Pictures stay out of the copy; set down each line of the listing below exactly.

### MATERIAL PROVIDED:
###

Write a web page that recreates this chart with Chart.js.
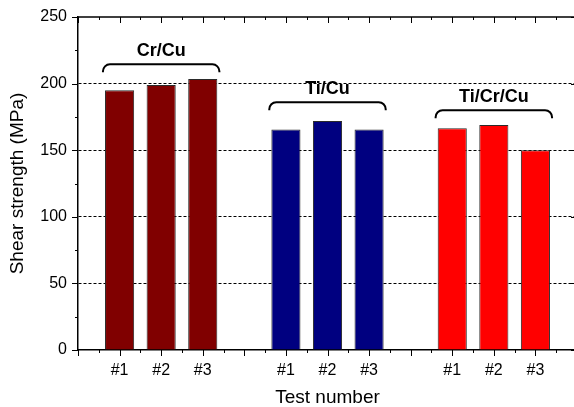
<!DOCTYPE html>
<html>
<head>
<meta charset="utf-8">
<script src="https://cdn.jsdelivr.net/npm/chart.js@4/dist/chart.umd.min.js"></script>
<style>
  html, body { margin: 0; padding: 0; background: #fff; overflow: hidden; }
  canvas { display: block; }
</style>
</head>
<body>
<canvas id="chart" width="580" height="407"></canvas>
<script>
const FONT = '"Liberation Sans", Arial, Helvetica, sans-serif';

// eje x: 13 ranuras, las vacias separan los grupos
const testLabels = ['', '#1', '#2', '#3', '', '#1', '#2', '#3', '', '#1', '#2', '#3', ''];
const groupNames = ['Cr/Cu', 'Ti/Cu', 'Ti/Cr/Cu'];
const groupSlots = [[1, 2, 3], [5, 6, 7], [9, 10, 11]];

// Shear strength (MPa), ensayos #1..#3
const crCu = [195, 199, 203.5];
const tiCu = [165.5, 172, 165.5];
const tiCrCu = [166.5, 169, 150];

const groupColors = ['#800000', '#000080', '#ff0000'];
// altura de las llaves sobre cada grupo (MPa)
const bracketLevels = [214.5, 186, 180];

const Y_MAX = 250;

function fullSeries(values, slots) {
  const out = testLabels.map(() => null);
  slots.forEach((s, i) => { out[s] = values[i]; });
  return out;
}

function crisp(v) {
  return Math.round(v) + 0.5;
}

// marco superior/derecho + marcas de ejes (mayores y menores)
const frameTicks = {
  id: 'frameTicks',
  afterDraw(chart) {
    const { ctx, chartArea: a, scales: { x, y } } = chart;
    ctx.save();
    ctx.strokeStyle = '#000';
    ctx.lineWidth = 1.5;
    ctx.beginPath();
    ctx.moveTo(a.left, a.top);
    ctx.lineTo(a.right, a.top);
    ctx.lineTo(a.right, a.bottom);
    ctx.stroke();

    ctx.lineWidth = 1;
    ctx.beginPath();
    for (let i = 0; i < testLabels.length; i++) {
      const px = crisp(x.getPixelForValue(i));
      ctx.moveTo(px, a.bottom); ctx.lineTo(px, a.bottom + 6);
      ctx.moveTo(px, a.top); ctx.lineTo(px, a.top + 6);
      if (i < testLabels.length - 1) {
        const mid = crisp((x.getPixelForValue(i) + x.getPixelForValue(i + 1)) / 2);
        ctx.moveTo(mid, a.bottom); ctx.lineTo(mid, a.bottom + 3);
        ctx.moveTo(mid, a.top); ctx.lineTo(mid, a.top + 3);
      }
    }
    for (let v = 0; v <= Y_MAX; v += 25) {
      const py = crisp(y.getPixelForValue(v));
      const len = v % 50 === 0 ? 6 : 3;
      ctx.moveTo(a.left - len, py); ctx.lineTo(a.left, py);
      ctx.moveTo(a.right, py); ctx.lineTo(a.right - len, py);
    }
    ctx.stroke();
    ctx.restore();
  },
};

// llaves con el nombre de cada grupo
const brackets = {
  id: 'brackets',
  afterDatasetsDraw(chart) {
    const { ctx, scales: { x, y } } = chart;
    const step = x.getPixelForValue(1) - x.getPixelForValue(0);
    ctx.save();
    ctx.strokeStyle = '#000';
    ctx.fillStyle = '#000';
    ctx.lineWidth = 2;
    ctx.font = `bold 18px ${FONT}`;
    ctx.textAlign = 'center';
    ctx.textBaseline = 'alphabetic';
    groupNames.forEach((name, g) => {
      const mid = x.getPixelForValue(groupSlots[g][1]);
      const half = step * 1.4;
      const left = mid - half;
      const right = mid + half;
      const top = y.getPixelForValue(bracketLevels[g]);
      ctx.beginPath();
      ctx.moveTo(left, top + 8);
      ctx.arcTo(left, top, left + 8, top, 7);
      ctx.lineTo(right - 8, top);
      ctx.arcTo(right, top, right, top + 8, 7);
      ctx.lineTo(right, top + 8);
      ctx.stroke();
      ctx.fillText(name, mid, top - 8);
    });
    ctx.restore();
  },
};

const series = [crCu, tiCu, tiCrCu];
const datasets = series.map((vals, g) => ({
  label: groupNames[g],
  data: fullSeries(vals, groupSlots[g]),
  backgroundColor: groupColors[g],
  borderColor: '#2a2a2a',
  borderWidth: 1,
  grouped: false,
  barPercentage: 0.7,
  categoryPercentage: 1,
}));

new Chart(document.getElementById('chart'), {
  type: 'bar',
  data: { labels: testLabels, datasets },
  options: {
    responsive: false,
    animation: false,
    layout: { padding: { top: 17, right: 0, left: 0, bottom: 0 } },
    plugins: {
      legend: { display: false },
      tooltip: { enabled: false },
    },
    scales: {
      x: {
        type: 'category',
        offset: false,
        grid: { display: false, offset: false },
        border: { display: true, color: '#000', width: 1.5 },
        ticks: {
          autoSkip: false,
          maxRotation: 0,
          padding: 3,
          color: '#000',
          font: { family: FONT, size: 16 },
        },
        title: {
          display: true,
          text: 'Test number',
          color: '#000',
          font: { family: FONT, size: 19 },
          padding: { top: 0, bottom: -2 },
        },
        afterFit(scale) { scale.height = 57; },
      },
      y: {
        min: 0,
        max: Y_MAX,
        ticks: {
          stepSize: 50,
          padding: 11,
          color: '#000',
          font: { family: FONT, size: 16 },
        },
        grid: {
          drawTicks: false,
          lineWidth: 1,
          color: (c) => (c.tick && c.tick.value > 0 && c.tick.value < Y_MAX ? '#000' : 'rgba(0,0,0,0)'),
        },
        border: { display: true, color: '#000', width: 1.5, dash: [3, 2] },
        title: {
          display: true,
          text: 'Shear strength (MPa)',
          color: '#000',
          font: { family: FONT, size: 19 },
          padding: { top: 6, bottom: 0 },
        },
        afterFit(scale) {
          scale.width = 78;
          scale.paddingTop = 0;
          scale.paddingBottom = 0;
        },
      },
    },
  },
  plugins: [frameTicks, brackets],
});
</script>
</body>
</html>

###

### WRITTEN REPLY:
Write a web page that recreates this chart with Chart.js.
<!DOCTYPE html>
<html>
<head>
<meta charset="utf-8">
<script src="https://cdn.jsdelivr.net/npm/chart.js@4/dist/chart.umd.min.js"></script>
<style>
  html, body { margin: 0; padding: 0; background: #fff; overflow: hidden; }
  canvas { display: block; }
</style>
</head>
<body>
<canvas id="chart" width="580" height="407"></canvas>
<script>
const FONT = '"Liberation Sans", Arial, Helvetica, sans-serif';

// eje x: 13 ranuras, las vacias separan los grupos
const testLabels = ['', '#1', '#2', '#3', '', '#1', '#2', '#3', '', '#1', '#2', '#3', ''];
const groupNames = ['Cr/Cu', 'Ti/Cu', 'Ti/Cr/Cu'];
const groupSlots = [[1, 2, 3], [5, 6, 7], [9, 10, 11]];

// Shear strength (MPa), ensayos #1..#3
const crCu = [195, 199, 203.5];
const tiCu = [165.5, 172, 165.5];
const tiCrCu = [166.5, 169, 150];

const groupColors = ['#800000', '#000080', '#ff0000'];
// altura de las llaves sobre cada grupo (MPa)
const bracketLevels = [214.5, 186, 180];

const Y_MAX = 250;

function fullSeries(values, slots) {
  const out = testLabels.map(() => null);
  slots.forEach((s, i) => { out[s] = values[i]; });
  return out;
}

function crisp(v) {
  return Math.round(v) + 0.5;
}

// marco superior/derecho + marcas de ejes (mayores y menores)
const frameTicks = {
  id: 'frameTicks',
  afterDraw(chart) {
    const { ctx, chartArea: a, scales: { x, y } } = chart;
    ctx.save();
    ctx.strokeStyle = '#000';
    ctx.lineWidth = 1.5;
    ctx.beginPath();
    ctx.moveTo(a.left, a.top);
    ctx.lineTo(a.right, a.top);
    ctx.lineTo(a.right, a.bottom);
    ctx.stroke();

    ctx.lineWidth = 1;
    ctx.beginPath();
    for (let i = 0; i < testLabels.length; i++) {
      const px = crisp(x.getPixelForValue(i));
      ctx.moveTo(px, a.bottom); ctx.lineTo(px, a.bottom + 6);
      ctx.moveTo(px, a.top); ctx.lineTo(px, a.top + 6);
      if (i < testLabels.length - 1) {
        const mid = crisp((x.getPixelForValue(i) + x.getPixelForValue(i + 1)) / 2);
        ctx.moveTo(mid, a.bottom); ctx.lineTo(mid, a.bottom + 3);
        ctx.moveTo(mid, a.top); ctx.lineTo(mid, a.top + 3);
      }
    }
    for (let v = 0; v <= Y_MAX; v += 25) {
      const py = crisp(y.getPixelForValue(v));
      const len = v % 50 === 0 ? 6 : 3;
      ctx.moveTo(a.left - len, py); ctx.lineTo(a.left, py);
      ctx.moveTo(a.right, py); ctx.lineTo(a.right - len, py);
    }
    ctx.stroke();
    ctx.restore();
  },
};

// llaves con el nombre de cada grupo
const brackets = {
  id: 'brackets',
  afterDatasetsDraw(chart) {
    const { ctx, scales: { x, y } } = chart;
    const step = x.getPixelForValue(1) - x.getPixelForValue(0);
    ctx.save();
    ctx.strokeStyle = '#000';
    ctx.fillStyle = '#000';
    ctx.lineWidth = 2;
    ctx.font = `bold 18px ${FONT}`;
    ctx.textAlign = 'center';
    ctx.textBaseline = 'alphabetic';
    groupNames.forEach((name, g) => {
      const mid = x.getPixelForValue(groupSlots[g][1]);
      const half = step * 1.4;
      const left = mid - half;
      const right = mid + half;
      const top = y.getPixelForValue(bracketLevels[g]);
      ctx.beginPath();
      ctx.moveTo(left, top + 8);
      ctx.arcTo(left, top, left + 8, top, 7);
      ctx.lineTo(right - 8, top);
      ctx.arcTo(right, top, right, top + 8, 7);
      ctx.lineTo(right, top + 8);
      ctx.stroke();
      ctx.fillText(name, mid, top - 8);
    });
    ctx.restore();
  },
};

const series = [crCu, tiCu, tiCrCu];
const datasets = series.map((vals, g) => ({
  label: groupNames[g],
  data: fullSeries(vals, groupSlots[g]),
  backgroundColor: groupColors[g],
  borderColor: '#2a2a2a',
  borderWidth: 1,
  grouped: false,
  barPercentage: 0.7,
  categoryPercentage: 1,
}));

new Chart(document.getElementById('chart'), {
  type: 'bar',
  data: { labels: testLabels, datasets },
  options: {
    responsive: false,
    animation: false,
    layout: { padding: { top: 17, right: 0, left: 0, bottom: 0 } },
    plugins: {
      legend: { display: false },
      tooltip: { enabled: false },
    },
    scales: {
      x: {
        type: 'category',
        offset: false,
        grid: { display: false, offset: false },
        border: { display: true, color: '#000', width: 1.5 },
        ticks: {
          autoSkip: false,
          maxRotation: 0,
          padding: 3,
          color: '#000',
          font: { family: FONT, size: 16 },
        },
        title: {
          display: true,
          text: 'Test number',
          color: '#000',
          font: { family: FONT, size: 19 },
          padding: { top: 0, bottom: -2 },
        },
        afterFit(scale) { scale.height = 57; },
      },
      y: {
        min: 0,
        max: Y_MAX,
        ticks: {
          stepSize: 50,
          padding: 11,
          color: '#000',
          font: { family: FONT, size: 16 },
        },
        grid: {
          drawTicks: false,
          lineWidth: 1,
          color: (c) => (c.tick && c.tick.value > 0 && c.tick.value < Y_MAX ? '#000' : 'rgba(0,0,0,0)'),
        },
        border: { display: true, color: '#000', width: 1.5, dash: [3, 2] },
        title: {
          display: true,
          text: 'Shear strength (MPa)',
          color: '#000',
          font: { family: FONT, size: 19 },
          padding: { top: 6, bottom: 0 },
        },
        afterFit(scale) {
          scale.width = 78;
          scale.paddingTop = 0;
          scale.paddingBottom = 0;
        },
      },
    },
  },
  plugins: [frameTicks, brackets],
});
</script>
</body>
</html>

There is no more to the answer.